** AIM OF THE EXERCISE **
Return the listing below exactly, with the pictures dropped.

————————

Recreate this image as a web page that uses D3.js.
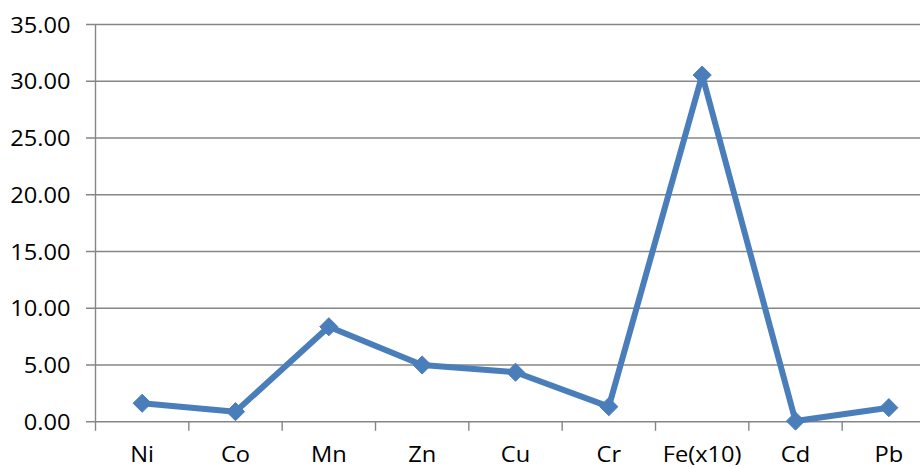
<!DOCTYPE html>
<html>
<head>
<meta charset="utf-8">
<script src="https://cdn.jsdelivr.net/npm/d3@7"></script>
<style>
  html, body { margin: 0; padding: 0; background: #fff; }
  svg { display: block; }
  text { font-family: "Open Sans", "Liberation Sans", sans-serif; fill: #000; }
</style>
</head>
<body>
<svg id="chart" width="920" height="468"></svg>
<script>
// Metal concentrations (Fe shown scaled by 10)
const categories = ["Ni", "Co", "Mn", "Zn", "Cu", "Cr", "Fe(x10)", "Cd", "Pb"];
const values = [1.59, 0.85, 8.33, 4.96, 4.32, 1.29, 30.5, 0.02, 1.20];
const yTicks = [0, 5, 10, 15, 20, 25, 30, 35];

const svg = d3.select("#chart");
const plotLeft = 95.5, plotRight = 935.5, plotTop = 24, plotBottom = 421.3;
const stretch = 1.1;    // widen glyphs horizontally
const fontSize = "21.5px";
const lineColor = "#4a7ebb";
const gridColor = "#868686";

const x = d3.scaleBand().domain(categories).range([plotLeft, plotRight]);
const y = d3.scaleLinear().domain([0, 35]).range([plotBottom, plotTop]);

// horizontal gridlines with short outward ticks
const yAxis = d3.axisLeft(y)
  .tickValues(yTicks)
  .tickSize(-(plotRight - plotLeft))
  .tickSizeOuter(0)
  .tickFormat(d3.format(".2f"));

const gy = svg.append("g").attr("transform", `translate(${plotLeft},0)`).call(yAxis);
gy.select(".domain").remove();
gy.selectAll(".tick line")
  .attr("x1", -9.5)
  .attr("stroke", gridColor)
  .attr("stroke-width", 1.4);
gy.selectAll(".tick text")
  .attr("x", null)
  .attr("dy", null)
  .attr("dominant-baseline", "central")
  .attr("text-anchor", "end")
  .attr("transform", `translate(-25,0) scale(${stretch},1)`)
  .style("font-size", fontSize);

// vertical axis line
svg.append("line")
  .attr("x1", plotLeft).attr("x2", plotLeft)
  .attr("y1", plotTop).attr("y2", plotBottom + 9.5)
  .attr("stroke", gridColor).attr("stroke-width", 1.4);

// category axis: ticks at band boundaries
const boundaries = categories.slice(1).map(c => x(c)).concat([x(categories[categories.length - 1]) + x.bandwidth()]);
svg.append("g").selectAll("line").data(boundaries).join("line")
  .attr("x1", d => d).attr("x2", d => d)
  .attr("y1", plotBottom).attr("y2", plotBottom + 9.5)
  .attr("stroke", gridColor).attr("stroke-width", 1.4);

svg.append("g").selectAll("text").data(categories).join("text")
  .attr("transform", d => `translate(${x(d) + x.bandwidth() / 2},462) scale(${stretch},1)`)
  .attr("text-anchor", "middle")
  .style("font-size", fontSize)
  .text(d => d);

// series line
const cx = (d, i) => x(categories[i]) + x.bandwidth() / 2;
const line = d3.line().x(cx).y(d => y(d));
svg.append("path")
  .datum(values)
  .attr("d", line)
  .attr("fill", "none")
  .attr("stroke", lineColor)
  .attr("stroke-width", 6)
  .attr("stroke-linejoin", "round");

// diamond markers
const diamond = d3.symbol().type(d3.symbolDiamond2).size(210);
svg.append("g").selectAll("path").data(values).join("path")
  .attr("transform", (d, i) => `translate(${cx(d, i)},${y(d)})`)
  .attr("d", diamond)
  .attr("fill", lineColor)
  .attr("stroke", lineColor)
  .attr("stroke-width", 1);
</script>
</body>
</html>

————————

** WRITTEN ANSWER **
Recreate this image as a web page that uses D3.js.
<!DOCTYPE html>
<html>
<head>
<meta charset="utf-8">
<script src="https://cdn.jsdelivr.net/npm/d3@7"></script>
<style>
  html, body { margin: 0; padding: 0; background: #fff; }
  svg { display: block; }
  text { font-family: "Open Sans", "Liberation Sans", sans-serif; fill: #000; }
</style>
</head>
<body>
<svg id="chart" width="920" height="468"></svg>
<script>
// Metal concentrations (Fe shown scaled by 10)
const categories = ["Ni", "Co", "Mn", "Zn", "Cu", "Cr", "Fe(x10)", "Cd", "Pb"];
const values = [1.59, 0.85, 8.33, 4.96, 4.32, 1.29, 30.5, 0.02, 1.20];
const yTicks = [0, 5, 10, 15, 20, 25, 30, 35];

const svg = d3.select("#chart");
const plotLeft = 95.5, plotRight = 935.5, plotTop = 24, plotBottom = 421.3;
const stretch = 1.1;    // widen glyphs horizontally
const fontSize = "21.5px";
const lineColor = "#4a7ebb";
const gridColor = "#868686";

const x = d3.scaleBand().domain(categories).range([plotLeft, plotRight]);
const y = d3.scaleLinear().domain([0, 35]).range([plotBottom, plotTop]);

// horizontal gridlines with short outward ticks
const yAxis = d3.axisLeft(y)
  .tickValues(yTicks)
  .tickSize(-(plotRight - plotLeft))
  .tickSizeOuter(0)
  .tickFormat(d3.format(".2f"));

const gy = svg.append("g").attr("transform", `translate(${plotLeft},0)`).call(yAxis);
gy.select(".domain").remove();
gy.selectAll(".tick line")
  .attr("x1", -9.5)
  .attr("stroke", gridColor)
  .attr("stroke-width", 1.4);
gy.selectAll(".tick text")
  .attr("x", null)
  .attr("dy", null)
  .attr("dominant-baseline", "central")
  .attr("text-anchor", "end")
  .attr("transform", `translate(-25,0) scale(${stretch},1)`)
  .style("font-size", fontSize);

// vertical axis line
svg.append("line")
  .attr("x1", plotLeft).attr("x2", plotLeft)
  .attr("y1", plotTop).attr("y2", plotBottom + 9.5)
  .attr("stroke", gridColor).attr("stroke-width", 1.4);

// category axis: ticks at band boundaries
const boundaries = categories.slice(1).map(c => x(c)).concat([x(categories[categories.length - 1]) + x.bandwidth()]);
svg.append("g").selectAll("line").data(boundaries).join("line")
  .attr("x1", d => d).attr("x2", d => d)
  .attr("y1", plotBottom).attr("y2", plotBottom + 9.5)
  .attr("stroke", gridColor).attr("stroke-width", 1.4);

svg.append("g").selectAll("text").data(categories).join("text")
  .attr("transform", d => `translate(${x(d) + x.bandwidth() / 2},462) scale(${stretch},1)`)
  .attr("text-anchor", "middle")
  .style("font-size", fontSize)
  .text(d => d);

// series line
const cx = (d, i) => x(categories[i]) + x.bandwidth() / 2;
const line = d3.line().x(cx).y(d => y(d));
svg.append("path")
  .datum(values)
  .attr("d", line)
  .attr("fill", "none")
  .attr("stroke", lineColor)
  .attr("stroke-width", 6)
  .attr("stroke-linejoin", "round");

// diamond markers
const diamond = d3.symbol().type(d3.symbolDiamond2).size(210);
svg.append("g").selectAll("path").data(values).join("path")
  .attr("transform", (d, i) => `translate(${cx(d, i)},${y(d)})`)
  .attr("d", diamond)
  .attr("fill", lineColor)
  .attr("stroke", lineColor)
  .attr("stroke-width", 1);
</script>
</body>
</html>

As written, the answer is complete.